SYDNEY, Monday June 25, 2018: The decision to exempt charities from registration requirements for the Foreign Influence Transparency Scheme (FITS) Bill was a win for the environment, compassion and good sense, 350.org Australia said today.
The Parliamentary Joint Committee on Intelligence and Security (PJCIS) has recommended in a report tabled to parliament today that civil society work of charities, arts organisations and industrial associations should be exempted from registration requirements of the Foreign Influence Transparency Scheme Bill.
“In its previous form, charities like 350.org Australia, PEW Environment Group, Caritas, World Vision, Amnesty and Environment Justice Australia would have suffered as collateral damage in the Federal Government’s bid to stop foreign agents’ influence on Australian politics,” said Blair Palese, 350.org Australia CEO.

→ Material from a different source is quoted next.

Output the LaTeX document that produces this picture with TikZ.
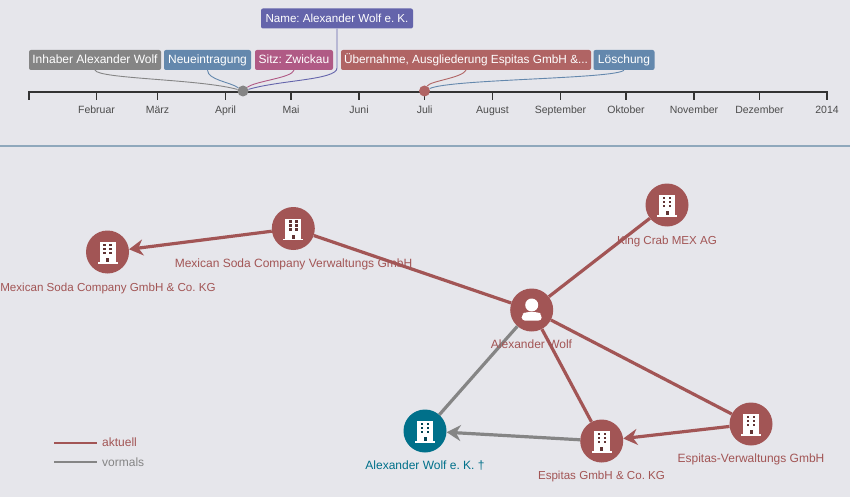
\documentclass[tikz,border=0pt]{standalone}
\usepackage{fontspec}
\setmainfont{Liberation Sans}
\usepackage{xcolor}
\usetikzlibrary{arrows.meta}
\frenchspacing
\definecolor{bg}{HTML}{E6E6EB}
\definecolor{red}{HTML}{A25555}
\definecolor{grey}{HTML}{858585}
\definecolor{teal}{HTML}{00708A}
\definecolor{blue}{HTML}{6488AD}
\definecolor{purple}{HTML}{6464AB}
\definecolor{pink}{HTML}{B05A85}
\definecolor{boxred}{HTML}{B06464}
\definecolor{sep}{HTML}{8FA8BC}
\tikzstyle{tag}=[rectangle,rounded corners=2pt,text=white,font=\fontsize{12}{14}\selectfont,inner sep=0pt,minimum height=20pt,text height=10pt,text depth=2pt]
\tikzstyle{link}=[line width=0.9pt]
\tikzstyle{tick}=[line width=1.1pt,black!80]
\tikzstyle{month}=[font=\fontsize{10.5}{12}\selectfont,text=black!70,text height=8.5pt,text depth=2pt]
\tikzstyle{ent}=[circle,fill=red,minimum size=43pt,inner sep=0pt]
\tikzstyle{lbl}=[font=\fontsize{12}{14}\selectfont,text=red,text height=10pt,text depth=2pt]
\tikzstyle{rel}=[line width=3.2pt,red]
\tikzstyle{old}=[line width=3.2pt,grey]
\tikzstyle{tip}=[-{Stealth[length=14pt,width=16pt]}]
\tikzstyle{bullet}=[circle,minimum size=11pt,inner sep=0pt]
\newcommand{\building}[3]{
  \fill[white] (#1-8,#2-10) rectangle (#1+8,#2+10);
  \fill[white] (#1-10,#2+10) rectangle (#1+10,#2+11.5);
  \foreach \dx in {-3,3}
    \foreach \dy in {-7,-3,1}
      \fill[#3!60!black] (#1+\dx-1.2,#2+\dy-1.2) rectangle (#1+\dx+1.2,#2+\dy+1.2);
  \fill[#3!60!black] (#1-1.5,#2+6) rectangle (#1+1.5,#2+10);
}
\begin{document}
\begin{tikzpicture}[x=1pt,y=-1pt]
  \fill[bg] (0,0) rectangle (850,497);
  \useasboundingbox (0,0) rectangle (850,497);
  % timeline
  \draw [tick] (29,100) -- (29,92) -- (827,92) -- (827,100);
  \foreach \x/\m in {96.5/Februar,157.5/März,225.5/April,291/Mai,359/Juni,424.7/Juli,492.5/August,560.5/September,626/Oktober,694/November,759.5/Dezember,827/2014}{
    \draw [tick] (\x,92) -- (\x,100);
    \node [month] at (\x,110.5) {\m};
  }
  \draw [line width=1.2pt,sep] (0,146) -- (850,146);
  \node (d1) [bullet,fill=grey] at (243,91) {};
  \node (d2) [bullet,fill=boxred] at (424.5,91) {};
  \node (t1) [tag,fill=grey,minimum width=132pt] at (95,60) {Inhaber Alexander Wolf};
  \node (t2) [tag,fill=blue,minimum width=87pt] at (207.5,60) {Neueintragung};
  \node (t3) [tag,fill=pink,minimum width=78pt] at (294,60) {Sitz: Zwickau};
  \node (t4) [tag,fill=boxred,minimum width=250pt,font=\fontsize{11.8}{14}\selectfont] at (466,60) {Übernahme, Ausgliederung Espitas GmbH \&...};
  \node (t5) [tag,fill=blue,minimum width=61pt] at (624,60) {Löschung};
  \node (t6) [tag,fill=purple,minimum width=152pt,font=\fontsize{11.6}{14}\selectfont] at (337,18.5) {Name: Alexander Wolf e. K.};
  \draw [link,grey] (t1.south) .. controls (99,79) and (200,79) .. (d1);
  \draw [link,blue] (t2.south) .. controls (208,80) and (230,82) .. (d1);
  \draw [link,pink] (t3.south) .. controls (292,78) and (255,81) .. (d1);
  \draw [link,purple] (t6.south) -- (337,68) .. controls (337,80) and (280,80) .. (d1);
  \draw [link,boxred] (t4.south) .. controls (462,78) and (430,81) .. (d2);
  \draw [link,blue] (t5.south) .. controls (615,79) and (450,79) .. (d2);
  % network
  \node (soda) [ent] at (107.5,252) {};
  \node (verw) [ent] at (293.3,228.5) {};
  \node (wolf) [ent] at (531.7,310) {};
  \node (king) [ent] at (667,205) {};
  \node (ek) [ent,fill=teal] at (425,431) {};
  \node (esp) [ent] at (601.7,441) {};
  \node (espv) [ent] at (751,424) {};
  \draw [rel,tip] (verw) -- (soda);
  \draw [rel] (verw) -- (wolf);
  \draw [rel] (king) -- (wolf);
  \draw [rel] (wolf) -- (esp);
  \draw [rel] (wolf) -- (espv);
  \draw [rel,tip] (espv) -- (esp);
  \draw [old] (wolf) -- (ek);
  \draw [old,tip] (esp) -- (ek);
  \building{107.5}{252}{red}
  \building{293.3}{228.5}{red}
  \building{667}{205}{red}
  \building{425}{431}{teal}
  \building{601.7}{441}{red}
  \building{751}{424}{red}
  % person icon
  \fill[white] (531.7,305) circle (6.5pt);
  \fill[white,rounded corners=3.5pt] (521.7,320.7) -- (521.7,314.5) -- (525.5,312) -- (538,312) -- (541.7,314.5) -- (541.7,320.7) -- cycle;
  \node [lbl,font=\fontsize{11.6}{14}\selectfont] at (108,287) {Mexican Soda Company GmbH \& Co. KG};
  \node [lbl] at (293.5,263) {Mexican Soda Company Verwaltungs GmbH};
  \node [lbl] at (531.5,344) {Alexander Wolf};
  \node [lbl,font=\fontsize{11.6}{14}\selectfont] at (667,240) {King Crab MEX AG};
  \node [lbl,text=teal] at (425,465) {Alexander Wolf e. K. †};
  \node [lbl,font=\fontsize{11.6}{14}\selectfont] at (601.5,475) {Espitas GmbH \& Co. KG};
  \node [lbl] at (751,458) {Espitas-Verwaltungs GmbH};
  % legend
  \coordinate (a1) at (54,443);
  \coordinate (a2) at (97,443);
  \coordinate (b1) at (54,462);
  \coordinate (b2) at (97,462);
  \draw [line width=2.5pt,red] (a1) -- (a2);
  \draw [line width=2.5pt,grey] (b1) -- (b2);
  \node [lbl,anchor=west,inner sep=0pt] at (102,442) {aktuell};
  \node [lbl,anchor=west,inner sep=0pt,text=grey] at (102,462) {vormals};
\end{tikzpicture}
\end{document}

“This bipartisan recommendation will mean charities are free of what would have been severe restrictions on their day-to-day work.”
“Australia relies on charities to fill the gaps where the government will not or can not act – for the environment, for human dignity, equality, and more. This is an important acknowledgement of the role charities play, and the need for them to be able to freely advocate and challenge the government to bring about a better society.”
350.org is part of the Hands Off Our Charities alliance, which recognises the need for efforts to prevent foreign interference in Australian politics, but argues that the process for developing the government’s foreign influence package has been deeply flawed.
“We are relieved at the recommendations from the Committee and look forward to their full implementation in this Bill. However, the Hands Off Our Charities alliance is still concerned about the related Espionage Bill that we believe is being rushed through Parliament. Efforts to protect Australian democracy from covert foreign interference should not damage our democracy and put the good work of Australia’s charities and not-for-profits at risk,” Palese said.